** START OF INFORMATION PROVIDED **
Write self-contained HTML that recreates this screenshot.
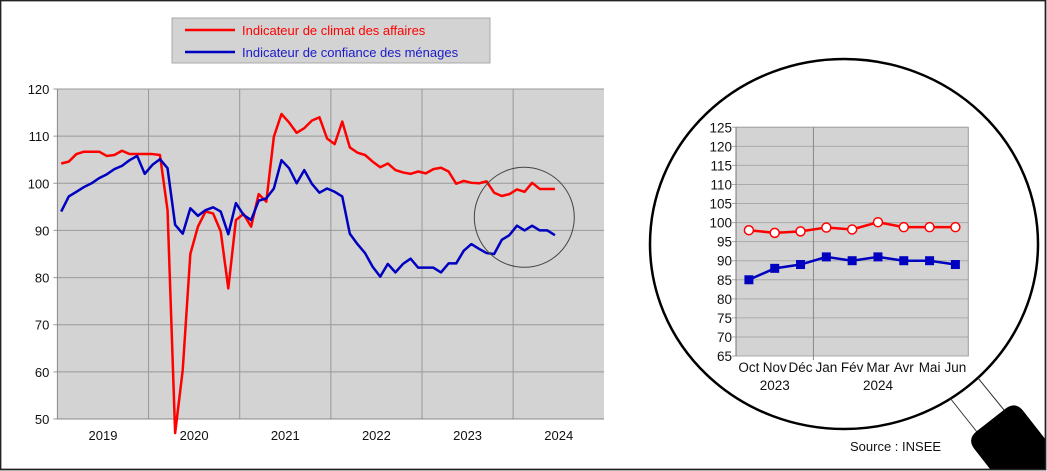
<!DOCTYPE html>
<html><head><meta charset="utf-8"><style>
html,body{margin:0;padding:0;background:#fff;width:1047px;height:471px;overflow:hidden}
svg{display:block;font-family:"Liberation Sans",Arial,sans-serif;overflow:hidden}
</style></head><body>
<svg id="c" width="1047" height="471" viewBox="0 0 1047 471">
<rect x="0.5" y="0.5" width="1045" height="469" fill="#fff" stroke="#222" stroke-width="1.5"/>
<g>
<rect x="172" y="18" width="318" height="45" fill="#d3d3d3" stroke="#aaa"/>
<line x1="185" y1="30" x2="235" y2="30" stroke="#ff0000" stroke-width="2.5"/>
<text x="242" y="35" font-size="13" fill="#ff0000">Indicateur de climat des affaires</text>
<line x1="185" y1="52" x2="235" y2="52" stroke="#0000c0" stroke-width="2.5"/>
<text x="242" y="57" font-size="13" fill="#1a1acc">Indicateur de confiance des ménages</text>
</g>
<g id="main"></g>
<g id="inset"></g>
<ellipse cx="844" cy="244" rx="194" ry="185" fill="none" stroke="#000" stroke-width="2.5"/>
<g>
<line x1="950" y1="398" x2="977" y2="432" stroke="#333" stroke-width="1"/>
<line x1="978" y1="378" x2="1004" y2="410" stroke="#333" stroke-width="1"/>
<path d="M990.8,470 L974.6,449.3 Q966.6,439.1 976.8,431.1 L1005.2,408.9 Q1015.4,400.9 1023.4,411.1 L1046,440 L1046,470 Z" fill="#000"/>
</g>
<rect x="0.5" y="0.5" width="1045" height="469" fill="none" stroke="#222" stroke-width="1.5"/>
<text x="850" y="451" font-size="13" fill="#111">Source : INSEE</text>
</svg>
<script>
// Main chart data: monthly Jan 2019 – Jun 2024
const business = [104.2,104.6,106.2,106.7,106.7,106.7,105.8,106,106.9,106.2,106.2,106.2,
 106.2,106,94.3,47,60.4,85,90.8,94,93.6,89.8,77.7,92.2,
 93.5,90.8,97.7,96.1,109.9,114.7,112.9,110.7,111.7,113.3,114,109.5,
 108.3,113.1,107.6,106.5,106,104.6,103.4,104.2,102.8,102.3,102,102.5,
 102.1,103,103.3,102.5,99.9,100.5,100.1,100,100.4,98,97.3,97.7,
 98.7,98.2,100.1,98.8,98.8,98.8];
const households = [94,97.2,98.2,99.2,100,101.1,101.9,103,103.7,104.9,105.8,102,
 103.9,105.1,103.2,91.2,89.3,94.7,93.1,94.3,94.9,94,89.2,95.8,
 93.3,92.2,96.3,96.8,98.9,104.9,103.2,100,102.8,99.9,98,98.9,
 98.2,97.2,89.3,87.1,85.2,82.3,80.2,82.9,81.1,82.9,84,82.1,
 82.1,82.1,81.1,83,83,85.7,87.1,86.1,85.2,85,88,89,
 91,90,91,90,90,89];
const yearLabels = ["2019","2020","2021","2022","2023","2024"];
const yTicks = [50,60,70,80,90,100,110,120];
// Inset data
const insetMonths = ["Oct","Nov","Déc","Jan","Fév","Mar","Avr","Mai","Jun"];
const insetYears = ["2023","2024"];
const insetBusiness = [98,97.3,97.7,98.7,98.2,100.1,98.8,98.8,98.8];
const insetHouseholds = [85,88,89,91,90,91,90,90,89];
const insetTicks = [65,70,75,80,85,90,95,100,105,110,115,120,125];

const NS="http://www.w3.org/2000/svg";
function mk(p,t,a){const e=document.createElementNS(NS,t);for(const k in a)e.setAttribute(k,a[k]);p.appendChild(e);return e;}

// main
const M=document.getElementById('main');
const L=57.4,R=604,T=89,B=419,mw=(513.3-148.7)/48;
const xM=i=>L+mw*(i+0.5), yM=v=>B-(v-50)*(B-T)/70;
let bg=mk(M,'rect',{x:L,y:T,width:R-L,height:B-T,fill:'#d3d3d3'});


yTicks.forEach(v=>{
 const g=mk(M,'line',{x1:L-4,x2:R,y1:yM(v),y2:yM(v),stroke:'#999','stroke-width':1});
 
 
 const t=mk(M,'text',{x:L-8,y:yM(v)+5,'font-size':13,'text-anchor':'end',fill:'#111'});
 t.textContent=v;
 
 
});
yearLabels.forEach((y,k)=>{
 if(k>0){const l=mk(M,'line',{x1:L+mw*12*k,x2:L+mw*12*k,y1:T,y2:B,stroke:'#999'});
 
 }
 const t=mk(M,'text',{x:L+mw*12*k+mw*6,y:440,'font-size':13,'text-anchor':'middle',fill:'#111'});
 t.textContent=y;
 
 
});
mk(M,'line',{x1:L,x2:L,y1:T,y2:B,stroke:'#888'});
mk(M,'line',{x1:L,x2:R,y1:B,y2:B,stroke:'#888'});
const pb=mk(M,'polyline',{points:business.map((v,i)=>xM(i)+','+yM(v)).join(' '),fill:'none',stroke:'#ff0000','stroke-width':2.5,'stroke-linejoin':'round'});


const ph=mk(M,'polyline',{points:households.map((v,i)=>xM(i)+','+yM(v)).join(' '),fill:'none',stroke:'#0000c0','stroke-width':2.5,'stroke-linejoin':'round'});


const zc=mk(M,'circle',{cx:524.3,cy:217.3,r:50,fill:'none',stroke:'#444','stroke-width':1});



// inset
const I=document.getElementById('inset');
const iL=736,iR=968.3,iT=127.3,iB=356,iw=(iR-iL)/insetMonths.length;
const xI=i=>iL+iw*(i+0.5), yI=v=>iB-(v-65)*(iB-iT)/60;
const ib=mk(I,'rect',{x:iL,y:iT,width:iR-iL,height:iB-iT,fill:'#d3d3d3',stroke:'#999'});


insetTicks.forEach(v=>{
 const g=mk(I,'line',{x1:iL-4,x2:iR,y1:yI(v),y2:yI(v),stroke:'#aaa'});
 
 
 const t=mk(I,'text',{x:iL-4,y:yI(v)+5,'font-size':13.5,'text-anchor':'end',fill:'#111'});
 t.textContent=v;
 
 
});
const dv=mk(I,'line',{x1:iL+iw*3,x2:iL+iw*3,y1:iT,y2:iB+4,stroke:'#888'});


mk(I,'line',{x1:iL,x2:iL,y1:iT,y2:iB,stroke:'#777'});
insetMonths.forEach((m,i)=>{
 const t=mk(I,'text',{x:xI(i),y:372,'font-size':13.5,'text-anchor':'middle',fill:'#111'});
 t.textContent=m;
 
 
});
[[insetYears[0],xI(1)],[insetYears[1],xI(5)]].forEach(([y,x])=>{
 const t=mk(I,'text',{x:x,y:390,'font-size':13.5,'text-anchor':'middle',fill:'#111'});
 t.textContent=y;
 
 
});
const ibl=mk(I,'polyline',{points:insetBusiness.map((v,i)=>xI(i)+','+yI(v)).join(' '),fill:'none',stroke:'#ff0000','stroke-width':2.5});


const ihl=mk(I,'polyline',{points:insetHouseholds.map((v,i)=>xI(i)+','+yI(v)).join(' '),fill:'none',stroke:'#0000c0','stroke-width':2.5});


insetBusiness.forEach((v,i)=>{
 const c=mk(I,'circle',{cx:xI(i),cy:yI(v),r:4.5,fill:'#fff',stroke:'#ff0000','stroke-width':1.5});
 
 
});
insetHouseholds.forEach((v,i)=>{
 const s=mk(I,'rect',{x:xI(i)-4.5,y:yI(v)-4.5,width:9,height:9,fill:'#0000c0'});
 
 
});
</script>
</body></html>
** END OF INFORMATION PROVIDED **
* SET EXERCISE
Working from the lines above, reproduce the material exactly and exclude its pictures.

* EXERCISE RESPONSE
Write self-contained HTML that recreates this screenshot.
<!DOCTYPE html>
<html><head><meta charset="utf-8"><style>
html,body{margin:0;padding:0;background:#fff;width:1047px;height:471px;overflow:hidden}
svg{display:block;font-family:"Liberation Sans",Arial,sans-serif;overflow:hidden}
</style></head><body>
<svg id="c" width="1047" height="471" viewBox="0 0 1047 471">
<rect x="0.5" y="0.5" width="1045" height="469" fill="#fff" stroke="#222" stroke-width="1.5"/>
<g>
<rect x="172" y="18" width="318" height="45" fill="#d3d3d3" stroke="#aaa"/>
<line x1="185" y1="30" x2="235" y2="30" stroke="#ff0000" stroke-width="2.5"/>
<text x="242" y="35" font-size="13" fill="#ff0000">Indicateur de climat des affaires</text>
<line x1="185" y1="52" x2="235" y2="52" stroke="#0000c0" stroke-width="2.5"/>
<text x="242" y="57" font-size="13" fill="#1a1acc">Indicateur de confiance des ménages</text>
</g>
<g id="main"></g>
<g id="inset"></g>
<ellipse cx="844" cy="244" rx="194" ry="185" fill="none" stroke="#000" stroke-width="2.5"/>
<g>
<line x1="950" y1="398" x2="977" y2="432" stroke="#333" stroke-width="1"/>
<line x1="978" y1="378" x2="1004" y2="410" stroke="#333" stroke-width="1"/>
<path d="M990.8,470 L974.6,449.3 Q966.6,439.1 976.8,431.1 L1005.2,408.9 Q1015.4,400.9 1023.4,411.1 L1046,440 L1046,470 Z" fill="#000"/>
</g>
<rect x="0.5" y="0.5" width="1045" height="469" fill="none" stroke="#222" stroke-width="1.5"/>
<text x="850" y="451" font-size="13" fill="#111">Source : INSEE</text>
</svg>
<script>
// Main chart data: monthly Jan 2019 – Jun 2024
const business = [104.2,104.6,106.2,106.7,106.7,106.7,105.8,106,106.9,106.2,106.2,106.2,
 106.2,106,94.3,47,60.4,85,90.8,94,93.6,89.8,77.7,92.2,
 93.5,90.8,97.7,96.1,109.9,114.7,112.9,110.7,111.7,113.3,114,109.5,
 108.3,113.1,107.6,106.5,106,104.6,103.4,104.2,102.8,102.3,102,102.5,
 102.1,103,103.3,102.5,99.9,100.5,100.1,100,100.4,98,97.3,97.7,
 98.7,98.2,100.1,98.8,98.8,98.8];
const households = [94,97.2,98.2,99.2,100,101.1,101.9,103,103.7,104.9,105.8,102,
 103.9,105.1,103.2,91.2,89.3,94.7,93.1,94.3,94.9,94,89.2,95.8,
 93.3,92.2,96.3,96.8,98.9,104.9,103.2,100,102.8,99.9,98,98.9,
 98.2,97.2,89.3,87.1,85.2,82.3,80.2,82.9,81.1,82.9,84,82.1,
 82.1,82.1,81.1,83,83,85.7,87.1,86.1,85.2,85,88,89,
 91,90,91,90,90,89];
const yearLabels = ["2019","2020","2021","2022","2023","2024"];
const yTicks = [50,60,70,80,90,100,110,120];
// Inset data
const insetMonths = ["Oct","Nov","Déc","Jan","Fév","Mar","Avr","Mai","Jun"];
const insetYears = ["2023","2024"];
const insetBusiness = [98,97.3,97.7,98.7,98.2,100.1,98.8,98.8,98.8];
const insetHouseholds = [85,88,89,91,90,91,90,90,89];
const insetTicks = [65,70,75,80,85,90,95,100,105,110,115,120,125];

const NS="http://www.w3.org/2000/svg";
function mk(p,t,a){const e=document.createElementNS(NS,t);for(const k in a)e.setAttribute(k,a[k]);p.appendChild(e);return e;}

// main
const M=document.getElementById('main');
const L=57.4,R=604,T=89,B=419,mw=(513.3-148.7)/48;
const xM=i=>L+mw*(i+0.5), yM=v=>B-(v-50)*(B-T)/70;
let bg=mk(M,'rect',{x:L,y:T,width:R-L,height:B-T,fill:'#d3d3d3'});


yTicks.forEach(v=>{
 const g=mk(M,'line',{x1:L-4,x2:R,y1:yM(v),y2:yM(v),stroke:'#999','stroke-width':1});
 
 
 const t=mk(M,'text',{x:L-8,y:yM(v)+5,'font-size':13,'text-anchor':'end',fill:'#111'});
 t.textContent=v;
 
 
});
yearLabels.forEach((y,k)=>{
 if(k>0){const l=mk(M,'line',{x1:L+mw*12*k,x2:L+mw*12*k,y1:T,y2:B,stroke:'#999'});
 
 }
 const t=mk(M,'text',{x:L+mw*12*k+mw*6,y:440,'font-size':13,'text-anchor':'middle',fill:'#111'});
 t.textContent=y;
 
 
});
mk(M,'line',{x1:L,x2:L,y1:T,y2:B,stroke:'#888'});
mk(M,'line',{x1:L,x2:R,y1:B,y2:B,stroke:'#888'});
const pb=mk(M,'polyline',{points:business.map((v,i)=>xM(i)+','+yM(v)).join(' '),fill:'none',stroke:'#ff0000','stroke-width':2.5,'stroke-linejoin':'round'});


const ph=mk(M,'polyline',{points:households.map((v,i)=>xM(i)+','+yM(v)).join(' '),fill:'none',stroke:'#0000c0','stroke-width':2.5,'stroke-linejoin':'round'});


const zc=mk(M,'circle',{cx:524.3,cy:217.3,r:50,fill:'none',stroke:'#444','stroke-width':1});



// inset
const I=document.getElementById('inset');
const iL=736,iR=968.3,iT=127.3,iB=356,iw=(iR-iL)/insetMonths.length;
const xI=i=>iL+iw*(i+0.5), yI=v=>iB-(v-65)*(iB-iT)/60;
const ib=mk(I,'rect',{x:iL,y:iT,width:iR-iL,height:iB-iT,fill:'#d3d3d3',stroke:'#999'});


insetTicks.forEach(v=>{
 const g=mk(I,'line',{x1:iL-4,x2:iR,y1:yI(v),y2:yI(v),stroke:'#aaa'});
 
 
 const t=mk(I,'text',{x:iL-4,y:yI(v)+5,'font-size':13.5,'text-anchor':'end',fill:'#111'});
 t.textContent=v;
 
 
});
const dv=mk(I,'line',{x1:iL+iw*3,x2:iL+iw*3,y1:iT,y2:iB+4,stroke:'#888'});


mk(I,'line',{x1:iL,x2:iL,y1:iT,y2:iB,stroke:'#777'});
insetMonths.forEach((m,i)=>{
 const t=mk(I,'text',{x:xI(i),y:372,'font-size':13.5,'text-anchor':'middle',fill:'#111'});
 t.textContent=m;
 
 
});
[[insetYears[0],xI(1)],[insetYears[1],xI(5)]].forEach(([y,x])=>{
 const t=mk(I,'text',{x:x,y:390,'font-size':13.5,'text-anchor':'middle',fill:'#111'});
 t.textContent=y;
 
 
});
const ibl=mk(I,'polyline',{points:insetBusiness.map((v,i)=>xI(i)+','+yI(v)).join(' '),fill:'none',stroke:'#ff0000','stroke-width':2.5});


const ihl=mk(I,'polyline',{points:insetHouseholds.map((v,i)=>xI(i)+','+yI(v)).join(' '),fill:'none',stroke:'#0000c0','stroke-width':2.5});


insetBusiness.forEach((v,i)=>{
 const c=mk(I,'circle',{cx:xI(i),cy:yI(v),r:4.5,fill:'#fff',stroke:'#ff0000','stroke-width':1.5});
 
 
});
insetHouseholds.forEach((v,i)=>{
 const s=mk(I,'rect',{x:xI(i)-4.5,y:yI(v)-4.5,width:9,height:9,fill:'#0000c0'});
 
 
});
</script>
</body></html>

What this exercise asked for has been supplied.